As city leaders grapple with the lack of resources, Temple Emanuel is serving as a donation drop-off site for community members who are interested in donating items to migrants.

“Last Thursday morning, we were on a call with the Jewish Community Relations Council, which is a community organization full of agency heads and leaders and people that represent all the different congregations and organizations. The Denver Office of Emergency Management was actually on that call asking for resources and support,” said Emily Hyatt, Temple Emanuel associate rabbi. “When they said that they were hoping to open an east side donation center, six of us started texting and emailing each other… and within 24 hours, we had plans to open this site and were able to open on Monday afternoon."

As of noon on Thursday, hundreds of donations have been dropped off.

“Within 24 hours, the items are unpacked and put onto people. So, our turnaround is quite quick. On Monday, we turned around 150 moving boxes full of clothes. It's huge,” Hyatt said.

But Hyatt said more donations are needed.
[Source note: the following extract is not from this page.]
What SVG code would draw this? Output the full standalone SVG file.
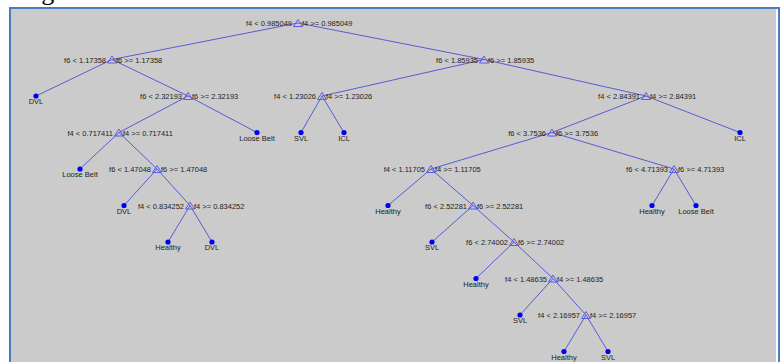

“We really need men's pants, sweatpants, jackets, belts, shoes. And smaller sizes are super helpful,” Hyatt said. “We also need backpacks and gym bags, nothing bigger. We can't take suitcases. We can't take big duffel bags, but backpacks and gym bags. Imagine that you have crossed the border and you have been swimming and taking buses and walking and driving and riding in boats, and all you have is what is on your back. Finally somebody gives you a clean pair of pants and a jacket. And it would be great if you had a place to hold that.”

Hyatt said the donation efforts follow a long tradition.

“In the Jewish community, we know that we were asked, by our tradition, to love the stranger, right? That's our mandate, love the stranger. It tells us that 36 times. And almost every one of those times comes with a reminder that we've been strangers, we you know what it feels like. You can't just watch somebody walk down the street without what they need. You have to help,” Hyatt said. “People don't walk and bus and boat and crawl this many miles unless they're desperate. And they're desperate. They want for themselves for their children a better life.”

Hyatt said while the city waits for more state and federal resources, Temple Emanuel will continue connecting community members who want to help with those who need it most.

Temple Emanuel is an operational synagogue and will accept donations on Mondays from 5 p.m. to 8 p.m. and Thursdays from 9 a.m. to noon through the end of January.